Mon, May 27, 2002 - Page 9 News List

Putin walks the power tightrope

Although Russia's elite are disgruntled with their president's foreign policy and may seek to obstruct his progress, Putin still has the support of the people

By Nina Khrushcheva

No man is an island, the poet John Donne said. If he is well briefed for his summit in Moscow and Saint Petersburg, US President George W. Bush should discount Donne's wisdom. For within Russia, President Vladimir Putin does appear to be an isolated island, at least among the Russian elite who have singularly failed to embrace his decision to anchor Russia firmly to the West.

The elite's gripes about Putin's foreign policy are many, but they center mostly on the notion that the US is running roughshod over Russian interests. US troops, they complain, are on the ground in the former Soviet republics of Georgia, Kyrgizstan, Tadjikistan, and Uzbekistan. The next wave of NATO expansion promises to lap onto Russia's border and indeed surpass the old Soviet borders by taking in the Baltic states. Foreign investment has scarcely increased.

Putin, they allege, has surrendered Russia' traditional notions of security and received nothing from the West in return. The crimes they attribute to Putin sound like the indictment for a treason trial. After making his bold moves towards the West after Sept. 11, Putin undoubtedly expected to receive praise and favors in return. Of course, the West's ingratitude has been marked: the US withdrew from the 1972 ABM Treaty and has now rammed a vague disarmament agreement -- to be signed during the summit and which will allow the US not to destroy surplus missiles and warheads but rather to put them in cold storage -- down Putin's throat.

Even Putin's Defense Minister Sergei Ivanov, a former KGB colleague and a man often considered to be Putin's closest adviser within his government, does not fully agree with him on the terms of collaboration with the US. If the Russian-Western alliance fails to bring tangible benefits to Russia soon, there is a growing fear that the loss of confidence in Putin may weaken him fatally.

There is an eerie sense of deja vu in all this. Khrushchev, Gorbachev and Yeltsin all saw their hold on power undermined when they sought to please or placate the West only to receive nothing in return. Weakened by the perception of allowing the West to mistreat Russia, their influence among Russia's ruling elite disintegrated.
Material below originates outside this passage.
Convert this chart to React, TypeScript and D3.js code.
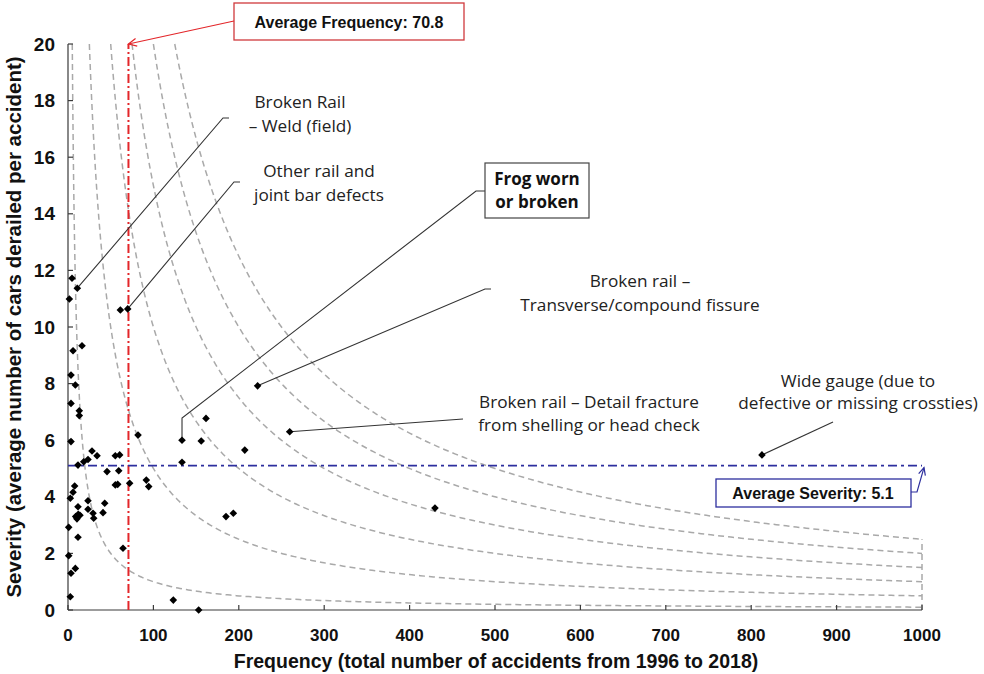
import React from "react";
import * as d3 from "d3";

// ---- Data ----
const frequency = [
  4.7, 10.9, 1.6, 61.3, 69.9, 16.4, 5.9, 3.5, 8.6, 3.5, 13.2, 13.2, 3.5, 82,
  28.1, 34, 23.4, 18.4, 11.7, 55.4, 60.5, 45.7, 59.4, 55.4, 58.2, 72.2, 91.7,
  94.5, 7.8, 5.9, 2.7, 23.4, 43, 11.7, 41, 23.4, 29.3, 30.1, 9, 12, 14, 10.5,
  0.8, 11.7, 64.4, 0.8, 8.6, 3.5, 2.7, 222, 161.6, 133.5, 156, 259.6, 207,
  133.5, 185, 193.6, 123.3, 153, 429.7, 812.6,
];
const severity = [
  11.72, 11.37, 10.99, 10.6, 10.64, 9.34, 9.16, 8.3, 7.95, 7.3, 7.04, 6.87,
  5.95, 6.18, 5.62, 5.45, 5.32, 5.24, 5.12, 5.45, 5.48, 4.89, 4.92, 4.42,
  4.44, 4.48, 4.59, 4.36, 4.38, 4.16, 3.95, 3.86, 3.77, 3.65, 3.44, 3.56,
  3.42, 3.24, 3.3, 3.38, 3.35, 3.22, 2.92, 2.57, 2.18, 1.92, 1.47, 1.3, 0.47,
  7.92, 6.77, 6.0, 5.97, 6.3, 5.65, 5.22, 3.3, 3.42, 0.35, 0.0, 3.6, 5.48,
];
const riskConstants = [100, 500, 1000, 1500, 2000, 2500];
const xTicks = [0, 100, 200, 300, 400, 500, 600, 700, 800, 900, 1000];
const yTicks = [0, 2, 4, 6, 8, 10, 12, 14, 16, 18, 20];
const avgFrequency = 70.8;
const avgSeverity = 5.1;
const xTitle = "Frequency (total number of accidents from 1996 to 2018)";
const yTitle = "Severity (average number of cars derailed per accident)";

// Annotation texts and which data point each one points at
const annoLines = [
  ["Broken Rail", "– Weld (field)"],
  ["Other rail and", "joint bar defects"],
  ["Broken rail –", "Transverse/compound fissure"],
  ["Broken rail – Detail fracture", "from shelling or head check"],
  ["Wide gauge (due to", "defective or missing crossties)"],
];
const annoPointIndex = [1, 4, 49, 53, 61];
const frogLines = ["Frog worn", "or broken"];
const frogPointIndex = 51;

const W = 984;
const H = 674;

function arrowHead(x1: number, y1: number, x2: number, y2: number, len = 9) {
  const a = Math.atan2(y2 - y1, x2 - x1);
  const s = Math.PI / 7;
  const p1 = [x2 - len * Math.cos(a - s), y2 - len * Math.sin(a - s)];
  const p2 = [x2 - len * Math.cos(a + s), y2 - len * Math.sin(a + s)];
  return `M${p1[0]},${p1[1]}L${x2},${y2}L${p2[0]},${p2[1]}`;
}

export default function App() {
  const x = d3.scaleLinear().domain([0, 1000]).range([68, 922]);
  const y = d3.scaleLinear().domain([0, 20]).range([610, 44]);

  const line = d3
    .line<[number, number]>()
    .x((d) => x(d[0]))
    .y((d) => y(d[1]));

  const curves = riskConstants.map((k) => {
    const x0 = k / 20;
    const pts: [number, number][] = [];
    const n = 300;
    for (let i = 0; i <= n; i++) {
      const xv = x0 * Math.pow(1000 / x0, i / n);
      pts.push([xv, k / xv]);
    }
    return line(pts) || "";
  });

  const diamond = (cx: number, cy: number, r = 3.8) =>
    `M${cx},${cy - r}L${cx + r},${cy}L${cx},${cy + r}L${cx - r},${cy}Z`;

  const annoFont = "'Open Sans', 'Noto Sans', sans-serif";
  const boldFont = "'Liberation Sans', Arial, sans-serif";

  const annoLayout = [
    { tx: 300, ty: 108, gap: 24, path: [[223, 118], [229, 118]] },
    { tx: 319, ty: 177, gap: 24, path: [[234, 182], [240, 182]] },
    { tx: 640, ty: 287, gap: 24, path: [[485, 289], [491, 289]] },
    { tx: 589, ty: 408, gap: 23, path: [[463, 419]] },
    { tx: 858, ty: 387, gap: 22, path: [[833, 422]] },
  ];

  const fp = [x(frequency[frogPointIndex]), y(severity[frogPointIndex])];
  const frogPath = `M485,191L476,191L${fp[0]},418L${fp[0]},${fp[1]}`;

  const avgFx = x(avgFrequency);
  const avgSy = y(avgSeverity);

  return (
    <svg
      width={W}
      height={H}
      style={{ position: "absolute", left: 0, top: 0, background: "#fff" }}
    >
      <rect x={0} y={0} width={W} height={H} fill="#fff" />
      {/* iso-risk curves */}
      <g fill="none" stroke="#a9a9a9" strokeWidth={1.5} strokeDasharray="6,4">
        {curves.map((d, i) => (
          <path key={i} d={d} />
        ))}
        <line x1={x(1000)} x2={x(1000)} y1={y(0)} y2={y(2.5)} />
      </g>

      {/* axes */}
      <g stroke="#3a3a3a" strokeWidth={1.2}>
        <line x1={x(0)} x2={x(0)} y1={y(0)} y2={y(20)} />
        <line x1={x(0)} x2={x(1000)} y1={y(0)} y2={y(0)} />
        {yTicks.map((t) => (
          <line key={"yt" + t} x1={x(0)} x2={x(0) + 5} y1={y(t)} y2={y(t)} />
        ))}
        {xTicks.map((t) => (
          <line key={"xt" + t} x1={x(t)} x2={x(t)} y1={y(0)} y2={y(0) - 5} />
        ))}
      </g>
      <g fontFamily={boldFont} fontWeight="bold" fill="#111">
        {yTicks.map((t) => (
          <text key={"yl" + t} x={55} y={y(t) + 6.5} textAnchor="end" fontSize={19}>
            {t}
          </text>
        ))}
        {xTicks.map((t) => (
          <text key={"xl" + t} x={x(t)} y={641} textAnchor="middle" fontSize={17}>
            {t}
          </text>
        ))}
      </g>
      <text
        x={496}
        y={668}
        textAnchor="middle"
        fontFamily={boldFont}
        fontWeight="bold"
        fontSize={19.5}
        fill="#111"
      >
        {xTitle}
      </text>
      <text
        transform={`translate(21,${(y(0) + y(20)) / 2}) rotate(-90)`}
        textAnchor="middle"
        fontFamily={boldFont}
        fontWeight="bold"
        fontSize={20.5}
        fill="#111"
      >
        {yTitle}
      </text>

      {/* average lines */}
      <line
        x1={avgFx}
        x2={avgFx}
        y1={y(0)}
        y2={y(20)}
        stroke="#e3262a"
        strokeWidth={2}
        strokeDasharray="9,3,2,3"
      />
      <line
        x1={x(0)}
        x2={x(1000)}
        y1={avgSy}
        y2={avgSy}
        stroke="#2d2f9e"
        strokeWidth={1.8}
        strokeDasharray="9,4,3,4"
      />

      {/* leader lines */}
      <g fill="none" stroke="#333" strokeWidth={1.1}>
        {annoLayout.map((a, i) => {
          const px = x(frequency[annoPointIndex[i]]);
          const py = y(severity[annoPointIndex[i]]);
          const d =
            `M${px},${py}` + a.path.map((p) => `L${p[0]},${p[1]}`).join("");
          return <path key={i} d={d} />;
        })}
        <path d={frogPath} />
      </g>

      {/* points */}
      <g fill="#000">
        {frequency.map((f, i) => (
          <path key={i} d={diamond(x(f), y(severity[i]))} />
        ))}
      </g>

      {/* annotation texts */}
      <g fontFamily={annoFont} fontSize={17.2} fill="#222" textAnchor="middle">
        {annoLayout.map((a, i) =>
          annoLines[i].map((s, j) => (
            <text key={i + "-" + j} x={a.tx} y={a.ty + j * a.gap}>
              {s}
            </text>
          ))
        )}
      </g>

      {/* frog box */}
      <rect x={485} y={163} width={104} height={55} fill="#fff" stroke="#444" strokeWidth={1.2} />
      <g fontFamily={annoFont} fontWeight="bold" fontSize={17} fill="#111" textAnchor="middle">
        {frogLines.map((s, j) => (
          <text key={j} x={537} y={185 + j * 23}>
            {s}
          </text>
        ))}
      </g>

      {/* Average frequency box */}
      <rect x={234} y={3} width={230} height={37} fill="#fff" stroke="#d0393c" strokeWidth={1.3} />
      <text x={349} y={27.5} textAnchor="middle" fontFamily={boldFont} fontWeight="bold" fontSize={16} fill="#111">
        {"Average Frequency: " + avgFrequency}
      </text>
      <g fill="none" stroke="#e3262a" strokeWidth={1.2}>
        <path d={`M234,21L${avgFx},${y(20)}`} />
        <path d={arrowHead(234, 21, avgFx, y(20))} />
      </g>

      {/* Average severity box */}
      <rect x={716} y={479} width={195} height={28} fill="#fff" stroke="#2d2f9e" strokeWidth={1.3} />
      <text x={813} y={499} textAnchor="middle" fontFamily={boldFont} fontWeight="bold" fontSize={16} fill="#111">
        {"Average Severity: " + avgSeverity}
      </text>
      <g fill="none" stroke="#2d2f9e" strokeWidth={1.2}>
        <path d={`M911,492L917,492L${x(1000) + 2},${avgSy + 2}`} />
        <path d={arrowHead(917, 492, x(1000) + 2, avgSy + 2, 8)} />
      </g>
    </svg>
  );
}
But there is a critical difference between the Russia of today and even Yeltsin's early postcommunist Russia. Under Khrushchev and Gorbachev (and also Yeltsin), Russia was an autocratic society in which control of the elite was the key to power. Civil society didn't exist. Only the power bureaucracy mattered. The faceless mass was just that: faceless and powerless. Public opinion didn't matter; it didn't even exist.
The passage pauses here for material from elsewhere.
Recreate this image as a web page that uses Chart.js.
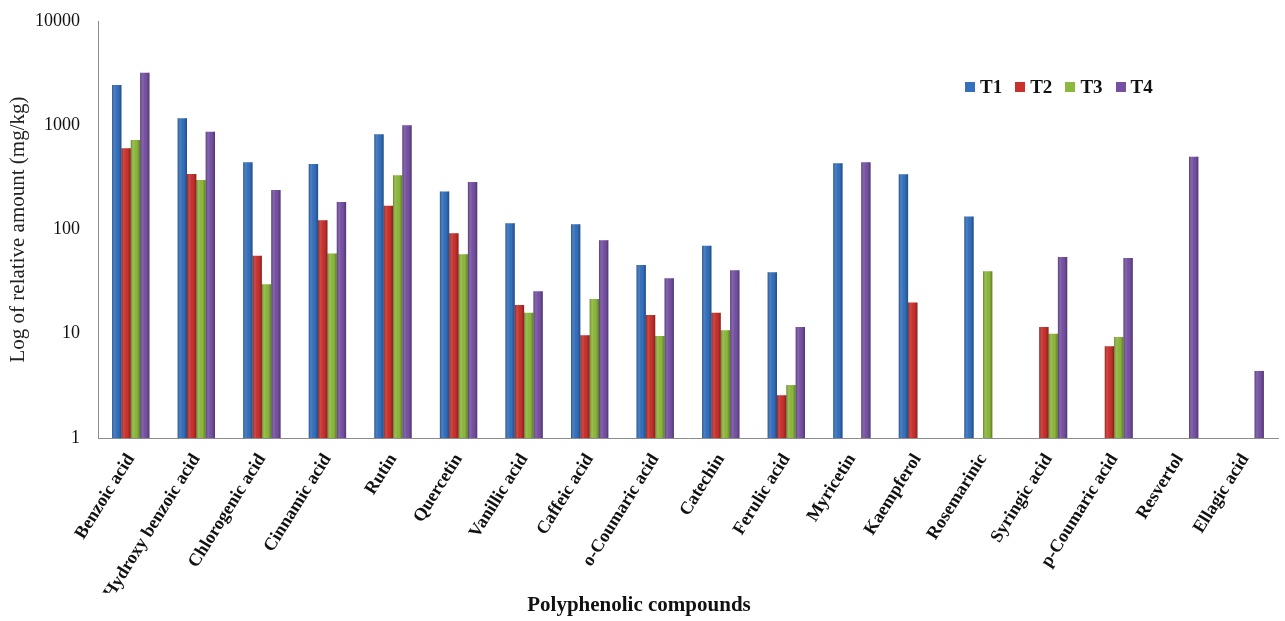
<!DOCTYPE html>
<html>
<head>
<meta charset="utf-8">
<script src="https://cdn.jsdelivr.net/npm/chart.js@4.4.1/dist/chart.umd.min.js"></script>
<style>
  body { margin: 0; background: #fff; }
  #wrap { position: relative; width: 1285px; height: 621px; }
  #legend {
    position: absolute; left: 965px; top: 76px;
    display: flex; align-items: center;
    font-family: "Liberation Serif", "Times New Roman", serif;
    font-weight: bold; font-size: 19px; color: #111;
  }
  #legend .item { display: flex; align-items: center; margin-right: 13px; }
  #legend .box { width: 10px; height: 10px; margin-right: 5px; }
</style>
</head>
<body>
<div id="wrap">
  <canvas id="polyChart" width="1285" height="621"></canvas>
  <div id="legend"></div>
</div>
<script>
// Categories along the x axis
var categories = [
    'Benzoic acid', 'p-Hydroxy benzoic acid', 'Chlorogenic acid', 'Cinnamic acid',
    'Rutin', 'Quercetin', 'Vanillic acid', 'Caffeic acid', 'o-Coumaric acid',
    'Catechin', 'Ferulic acid', 'Myricetin', 'Kaempferol', 'Rosemarinic',
    'Syringic acid', 'p-Coumaric acid', 'Resvertol', 'Ellagic acid'
];

// Series values (mg/kg), null = not detected
var t1 = [2430, 1170, 441, 425, 819, 232, 115, 112, 45.6, 70, 38.8, 432, 338, 133, null, null, null, null];
var t2 = [601, 341, 56, 123, 169, 92, 18.9, 9.7, 15.1, 15.9, 2.57, null, 19.9, null, 11.6, 7.6, null, null];
var t3 = [722, 298, 29.8, 59, 331, 58, 15.9, 21.5, 9.5, 10.8, 3.22, null, null, 39.7, 10, 9.3, null, null];
var t4 = [3190, 867, 239, 184, 1000, 285, 25.5, 79, 34, 40.6, 11.6, 441, null, null, 54.5, 53.3, 500, 4.4];

var seriesNames = ['T1', 'T2', 'T3', 'T4'];
var seriesValues = [t1, t2, t3, t4];
var seriesColors = ['#3470bd', '#c8312d', '#8cb83c', '#7651a3'];

// Log axis tick labels
var yTicks = [1, 10, 100, 1000, 10000];

var serif = '"Liberation Serif", "Times New Roman", serif';

// Build the HTML legend
var legendDiv = document.getElementById('legend');
seriesNames.forEach(function (name, i) {
    var item = document.createElement('div');
    item.className = 'item';
    item.innerHTML = '<span class="box" style="background:' + seriesColors[i] + '"></span>' + name;
    legendDiv.appendChild(item);
});

// Shade each bar a little so it looks like the Excel bevel
var barShade = {
    id: 'barShade',
    afterDatasetsDraw: function (chart) {
        var ctx = chart.ctx;
        chart.data.datasets.forEach(function (ds, i) {
            var meta = chart.getDatasetMeta(i);
            meta.data.forEach(function (bar, j) {
                if (ds.data[j] == null) return;
                var p = bar.getProps(['x', 'y', 'base', 'width'], true);
                var left = p.x - p.width / 2;
                var g = ctx.createLinearGradient(left, 0, left + p.width, 0);
                g.addColorStop(0, 'rgba(0,0,0,0.28)');
                g.addColorStop(0.3, 'rgba(255,255,255,0.10)');
                g.addColorStop(0.65, 'rgba(0,0,0,0)');
                g.addColorStop(1, 'rgba(0,0,0,0.32)');
                ctx.save();
                ctx.fillStyle = g;
                ctx.fillRect(left, p.y, p.width, p.base - p.y);
                ctx.restore();
            });
        });
    }
};

var datasets = seriesNames.map(function (name, i) {
    return {
        label: name,
        data: seriesValues[i],
        backgroundColor: seriesColors[i],
        borderWidth: 0,
        categoryPercentage: 0.57,
        barPercentage: 1.0
    };
});

var ctx = document.getElementById('polyChart').getContext('2d');
var myChart = new Chart(ctx, {
    type: 'bar',
    data: { labels: categories, datasets: datasets },
    plugins: [barShade],
    options: {
        responsive: false,
        animation: false,
        layout: { padding: { top: 21, right: 7, left: 0, bottom: 0 } },
        plugins: {
            legend: { display: false },
            tooltip: { enabled: false },
            title: {
                display: true,
                position: 'bottom',
                text: 'Polyphenolic compounds',
                color: '#111',
                font: { family: serif, size: 21, weight: 'bold' },
                padding: { top: 0, bottom: 3 }
            }
        },
        scales: {
            x: {
                grid: { display: false, drawTicks: false },
                border: { display: true, color: '#8c8c8c', width: 1 },
                ticks: {
                    color: '#111',
                    font: { family: serif, size: 18, weight: 'bold' },
                    minRotation: 58,
                    maxRotation: 58,
                    autoSkip: false,
                    padding: 12
                },
                afterFit: function (scale) { scale.height = 154.8; }
            },
            y: {
                type: 'logarithmic',
                min: 1,
                max: 10000,
                grid: { display: false, drawTicks: true, tickLength: 15 },
                border: { display: true, color: '#8c8c8c', width: 1 },
                afterBuildTicks: function (scale) {
                    scale.ticks = yTicks.map(function (v) { return { value: v }; });
                },
                ticks: {
                    color: '#111',
                    font: { family: serif, size: 18 },
                    padding: 3,
                    callback: function (value) { return String(value); }
                },
                title: {
                    display: true,
                    text: 'Log of relative amount (mg/kg)',
                    color: '#222',
                    font: { family: serif, size: 21 },
                    padding: { top: 6, bottom: 0 }
                },
                afterFit: function (scale) { scale.width = 98; }
            }
        }
    }
});
</script>
</body>
</html>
That elite, the old politburo nomenclature, was united by homogenized opinions. You kept power by sticking together in thought and word and deed. Change was anathema, risk to be avoided at all costs. Better to stick to a tried and failed policy than to upset the apple cart, even if the apples were rotten.

Today's Russia is no longer a two-tier society. It is a society with a diversity of opinions, options, opportunities and interest groups.Democracy, every Westerner will tell you, is not founded on what the elite think; it's what the people think that matters -- or at least what a contending rabble of rival interests think.

But the most important thing is that people are free to think, which Russia's people undoubtedly are now free to do. What they think is that Vladimir Putin is looking after Russian interests, which now include being an unconditional part of the West.